- TO BE DONE -
Return the material exactly as supplied, apart from the pictures, which are omitted.

- DATA SECTION -
┄┄┄┄┄┄┄┄┄┄┄┄┄┄┄┄┄┄┄┄

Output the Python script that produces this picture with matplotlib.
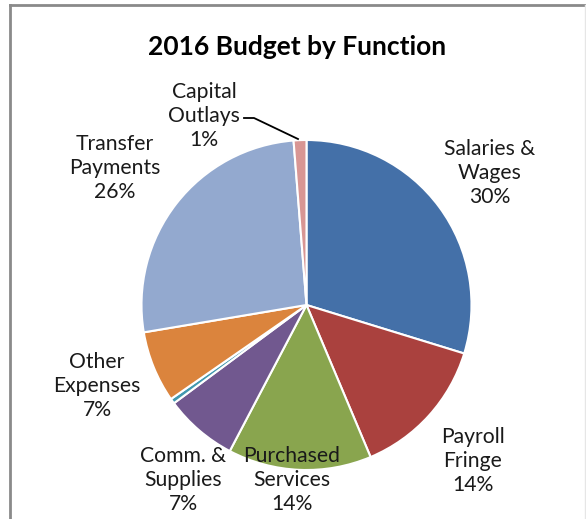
import matplotlib
matplotlib.use("Agg")
import matplotlib.pyplot as plt
from matplotlib.lines import Line2D

# ---- data ----
categories = ["Salaries &\nWages", "Payroll\nFringe", "Purchased\nServices",
              "Comm. &\nSupplies", "", "Other\nExpenses",
              "Transfer\nPayments", "Capital\nOutlays"]
values = [29.75, 13.9, 14.05, 7.15, 0.5, 7.0, 26.4, 1.25]
colors = ["#4470A8", "#AA413E", "#89A54E", "#71588F", "#4198AF",
          "#DB843D", "#93A9CF", "#D89694"]
title = "2016 Budget by Function"

# ---- layout (pixel coordinates, y from top) ----
W, H = 586, 519
center = (306.5, 305)
radius = 165
label_pos = [(490, 173), (473, 461), (292, 480), (183, 480), None,
             (97, 386), (115, 168), (204, 116)]

plt.rcParams['font.family'] = ['Lato', 'DejaVu Sans']
fig = plt.figure(figsize=(W / 100, H / 100), dpi=100)
ax = fig.add_axes([0, 0, 1, 1])
ax.set_xlim(0, W)
ax.set_ylim(0, H)
ax.set_aspect('equal')
ax.axis('off')

wedges, _ = ax.pie(values, colors=colors, startangle=90, counterclock=False,
                   center=(center[0], H - center[1]), radius=radius,
                   wedgeprops=dict(edgecolor='white', linewidth=1.5))
ax.set_xlim(0, W)
ax.set_ylim(0, H)

for cat, v, pos in zip(categories, values, label_pos):
    if pos is None or not cat:
        continue
    ax.text(pos[0], H - pos[1], f"{cat}\n{round(v)}%", ha='center', va='center',
            fontsize=15.2, color='#1a1a1a', linespacing=1.22)

# leader line for Capital Outlays
ax.add_line(Line2D([244, 254, 298], [H - 118, H - 118, H - 139],
                   color='black', linewidth=1.3))

ax.text(297, H - 47, title, ha='center', va='center', fontsize=19,
        fontweight='bold', color='black')

# frame
ax.add_line(Line2D([10, 10], [H - 5, -5], color='#8a8a8a', linewidth=2))
ax.add_line(Line2D([10, 586], [H - 5, H - 5], color='#8a8a8a', linewidth=2))
ax.add_line(Line2D([585, 585], [H - 5, -5], color='#e6e6e6', linewidth=1))

fig.savefig("out.png", dpi=100)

┄┄┄┄┄┄┄┄┄┄┄┄┄┄┄┄┄┄┄┄

- ANSWER TO THIS EXERCISE -
Output the Python script that produces this picture with matplotlib.
import matplotlib
matplotlib.use("Agg")
import matplotlib.pyplot as plt
from matplotlib.lines import Line2D

# ---- data ----
categories = ["Salaries &\nWages", "Payroll\nFringe", "Purchased\nServices",
              "Comm. &\nSupplies", "", "Other\nExpenses",
              "Transfer\nPayments", "Capital\nOutlays"]
values = [29.75, 13.9, 14.05, 7.15, 0.5, 7.0, 26.4, 1.25]
colors = ["#4470A8", "#AA413E", "#89A54E", "#71588F", "#4198AF",
          "#DB843D", "#93A9CF", "#D89694"]
title = "2016 Budget by Function"

# ---- layout (pixel coordinates, y from top) ----
W, H = 586, 519
center = (306.5, 305)
radius = 165
label_pos = [(490, 173), (473, 461), (292, 480), (183, 480), None,
             (97, 386), (115, 168), (204, 116)]

plt.rcParams['font.family'] = ['Lato', 'DejaVu Sans']
fig = plt.figure(figsize=(W / 100, H / 100), dpi=100)
ax = fig.add_axes([0, 0, 1, 1])
ax.set_xlim(0, W)
ax.set_ylim(0, H)
ax.set_aspect('equal')
ax.axis('off')

wedges, _ = ax.pie(values, colors=colors, startangle=90, counterclock=False,
                   center=(center[0], H - center[1]), radius=radius,
                   wedgeprops=dict(edgecolor='white', linewidth=1.5))
ax.set_xlim(0, W)
ax.set_ylim(0, H)

for cat, v, pos in zip(categories, values, label_pos):
    if pos is None or not cat:
        continue
    ax.text(pos[0], H - pos[1], f"{cat}\n{round(v)}%", ha='center', va='center',
            fontsize=15.2, color='#1a1a1a', linespacing=1.22)

# leader line for Capital Outlays
ax.add_line(Line2D([244, 254, 298], [H - 118, H - 118, H - 139],
                   color='black', linewidth=1.3))

ax.text(297, H - 47, title, ha='center', va='center', fontsize=19,
        fontweight='bold', color='black')

# frame
ax.add_line(Line2D([10, 10], [H - 5, -5], color='#8a8a8a', linewidth=2))
ax.add_line(Line2D([10, 586], [H - 5, H - 5], color='#8a8a8a', linewidth=2))
ax.add_line(Line2D([585, 585], [H - 5, -5], color='#e6e6e6', linewidth=1))

fig.savefig("out.png", dpi=100)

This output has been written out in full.